• TASK DETAILS
Transcribe the stretch of entries below from the line with "Clone this diagram in TikZ." through the line with "(0,0) rectangle (661,391);", exactly and with both ends included; leave out all other lines.

• RECORDS TO PROCESS
────
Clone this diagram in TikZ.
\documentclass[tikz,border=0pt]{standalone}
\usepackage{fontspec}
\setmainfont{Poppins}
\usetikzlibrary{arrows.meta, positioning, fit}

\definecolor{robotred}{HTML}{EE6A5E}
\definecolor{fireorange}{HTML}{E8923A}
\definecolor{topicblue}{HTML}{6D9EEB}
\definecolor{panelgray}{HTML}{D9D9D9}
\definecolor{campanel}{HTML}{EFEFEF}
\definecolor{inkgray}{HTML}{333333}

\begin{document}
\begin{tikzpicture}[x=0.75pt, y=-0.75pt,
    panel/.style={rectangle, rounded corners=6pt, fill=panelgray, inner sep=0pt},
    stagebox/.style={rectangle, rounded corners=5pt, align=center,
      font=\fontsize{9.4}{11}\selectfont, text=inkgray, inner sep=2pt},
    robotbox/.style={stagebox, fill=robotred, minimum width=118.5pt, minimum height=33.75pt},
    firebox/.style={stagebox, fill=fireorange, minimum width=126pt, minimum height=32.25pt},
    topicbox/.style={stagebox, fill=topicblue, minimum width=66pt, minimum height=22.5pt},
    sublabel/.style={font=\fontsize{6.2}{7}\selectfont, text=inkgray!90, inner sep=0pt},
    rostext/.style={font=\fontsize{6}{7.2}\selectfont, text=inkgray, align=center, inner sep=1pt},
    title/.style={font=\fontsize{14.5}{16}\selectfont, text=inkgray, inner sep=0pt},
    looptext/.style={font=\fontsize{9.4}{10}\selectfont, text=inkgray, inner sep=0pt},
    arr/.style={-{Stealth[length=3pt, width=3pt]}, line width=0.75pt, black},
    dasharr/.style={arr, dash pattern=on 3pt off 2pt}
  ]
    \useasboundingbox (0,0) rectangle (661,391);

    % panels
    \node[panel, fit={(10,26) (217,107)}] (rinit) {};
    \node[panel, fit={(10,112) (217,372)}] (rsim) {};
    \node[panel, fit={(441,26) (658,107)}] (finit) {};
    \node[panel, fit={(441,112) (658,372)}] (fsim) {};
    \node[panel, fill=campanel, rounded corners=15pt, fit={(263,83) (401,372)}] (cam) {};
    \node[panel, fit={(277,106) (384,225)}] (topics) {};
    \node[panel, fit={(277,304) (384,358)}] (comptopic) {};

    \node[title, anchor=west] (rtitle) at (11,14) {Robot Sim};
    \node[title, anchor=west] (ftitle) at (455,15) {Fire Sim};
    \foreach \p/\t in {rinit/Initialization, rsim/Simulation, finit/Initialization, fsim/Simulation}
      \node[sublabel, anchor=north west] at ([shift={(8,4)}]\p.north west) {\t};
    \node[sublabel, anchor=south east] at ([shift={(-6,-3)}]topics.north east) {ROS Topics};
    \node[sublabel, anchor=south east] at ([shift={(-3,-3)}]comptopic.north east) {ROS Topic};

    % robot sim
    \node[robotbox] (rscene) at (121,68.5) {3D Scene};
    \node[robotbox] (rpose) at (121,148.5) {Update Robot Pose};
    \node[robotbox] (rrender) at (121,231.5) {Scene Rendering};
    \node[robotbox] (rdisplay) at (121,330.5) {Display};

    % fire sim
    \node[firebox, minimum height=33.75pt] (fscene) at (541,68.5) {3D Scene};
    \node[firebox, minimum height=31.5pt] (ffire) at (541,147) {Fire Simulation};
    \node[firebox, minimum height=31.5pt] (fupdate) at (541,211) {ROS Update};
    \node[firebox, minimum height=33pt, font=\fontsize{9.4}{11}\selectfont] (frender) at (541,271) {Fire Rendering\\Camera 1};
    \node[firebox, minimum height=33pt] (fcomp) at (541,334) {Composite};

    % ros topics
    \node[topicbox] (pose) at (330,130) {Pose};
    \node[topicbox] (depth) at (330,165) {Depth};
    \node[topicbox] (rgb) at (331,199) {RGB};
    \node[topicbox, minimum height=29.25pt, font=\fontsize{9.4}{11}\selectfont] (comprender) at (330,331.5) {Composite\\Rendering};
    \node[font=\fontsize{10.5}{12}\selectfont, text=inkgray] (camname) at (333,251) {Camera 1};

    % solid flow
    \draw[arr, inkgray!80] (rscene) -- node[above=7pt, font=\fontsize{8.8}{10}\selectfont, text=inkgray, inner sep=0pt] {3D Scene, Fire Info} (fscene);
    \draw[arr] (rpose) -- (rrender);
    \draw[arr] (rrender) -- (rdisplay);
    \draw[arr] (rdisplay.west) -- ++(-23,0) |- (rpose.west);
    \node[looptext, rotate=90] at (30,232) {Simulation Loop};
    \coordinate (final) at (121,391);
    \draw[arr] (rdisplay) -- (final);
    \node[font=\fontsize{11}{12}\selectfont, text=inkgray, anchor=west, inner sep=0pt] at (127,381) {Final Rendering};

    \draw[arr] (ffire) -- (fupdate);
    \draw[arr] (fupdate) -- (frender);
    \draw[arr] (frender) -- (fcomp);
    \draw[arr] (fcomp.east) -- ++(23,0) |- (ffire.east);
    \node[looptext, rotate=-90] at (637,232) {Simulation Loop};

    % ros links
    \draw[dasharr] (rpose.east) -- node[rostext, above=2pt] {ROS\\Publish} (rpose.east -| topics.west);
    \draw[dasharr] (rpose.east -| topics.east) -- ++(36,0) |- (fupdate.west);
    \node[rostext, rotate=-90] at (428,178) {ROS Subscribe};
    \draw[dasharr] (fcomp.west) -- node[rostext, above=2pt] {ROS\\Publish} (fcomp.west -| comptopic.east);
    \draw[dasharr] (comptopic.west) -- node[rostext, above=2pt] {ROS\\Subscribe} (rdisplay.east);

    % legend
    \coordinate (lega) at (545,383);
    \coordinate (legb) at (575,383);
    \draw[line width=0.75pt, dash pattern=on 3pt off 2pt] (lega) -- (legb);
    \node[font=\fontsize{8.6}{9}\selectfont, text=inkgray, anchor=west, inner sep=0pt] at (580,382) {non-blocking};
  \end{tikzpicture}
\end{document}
────
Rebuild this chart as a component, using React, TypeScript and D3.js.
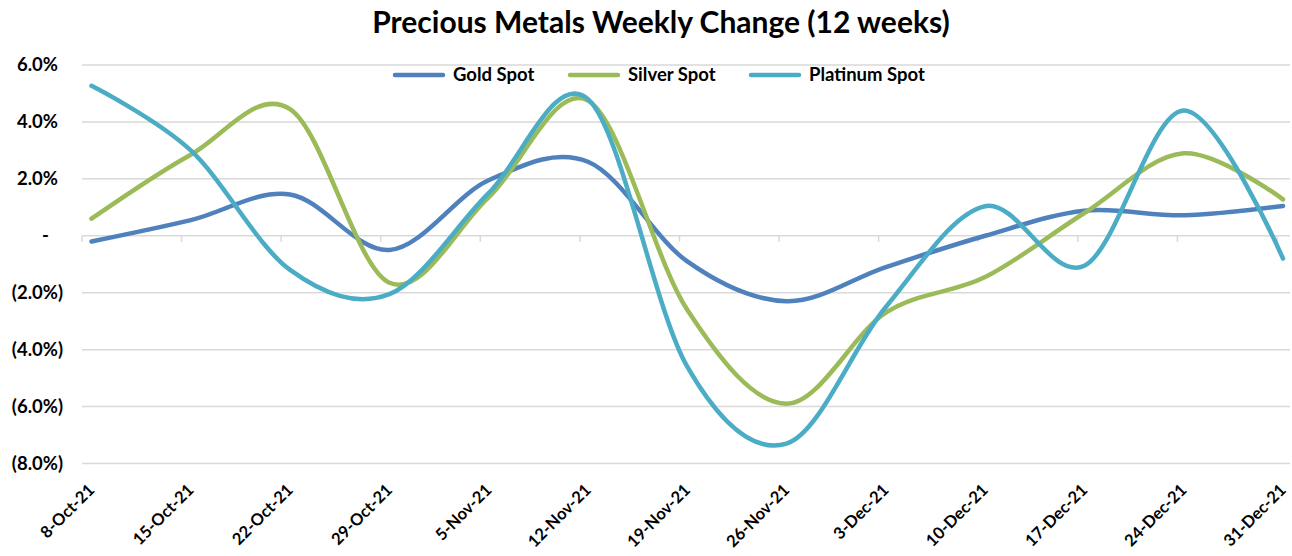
────
• EXERCISE OUTPUT
Clone this diagram in TikZ.
\documentclass[tikz,border=0pt]{standalone}
\usepackage{fontspec}
\setmainfont{Poppins}
\usetikzlibrary{arrows.meta, positioning, fit}

\definecolor{robotred}{HTML}{EE6A5E}
\definecolor{fireorange}{HTML}{E8923A}
\definecolor{topicblue}{HTML}{6D9EEB}
\definecolor{panelgray}{HTML}{D9D9D9}
\definecolor{campanel}{HTML}{EFEFEF}
\definecolor{inkgray}{HTML}{333333}

\begin{document}
\begin{tikzpicture}[x=0.75pt, y=-0.75pt,
    panel/.style={rectangle, rounded corners=6pt, fill=panelgray, inner sep=0pt},
    stagebox/.style={rectangle, rounded corners=5pt, align=center,
      font=\fontsize{9.4}{11}\selectfont, text=inkgray, inner sep=2pt},
    robotbox/.style={stagebox, fill=robotred, minimum width=118.5pt, minimum height=33.75pt},
    firebox/.style={stagebox, fill=fireorange, minimum width=126pt, minimum height=32.25pt},
    topicbox/.style={stagebox, fill=topicblue, minimum width=66pt, minimum height=22.5pt},
    sublabel/.style={font=\fontsize{6.2}{7}\selectfont, text=inkgray!90, inner sep=0pt},
    rostext/.style={font=\fontsize{6}{7.2}\selectfont, text=inkgray, align=center, inner sep=1pt},
    title/.style={font=\fontsize{14.5}{16}\selectfont, text=inkgray, inner sep=0pt},
    looptext/.style={font=\fontsize{9.4}{10}\selectfont, text=inkgray, inner sep=0pt},
    arr/.style={-{Stealth[length=3pt, width=3pt]}, line width=0.75pt, black},
    dasharr/.style={arr, dash pattern=on 3pt off 2pt}
  ]
    \useasboundingbox (0,0) rectangle (661,391);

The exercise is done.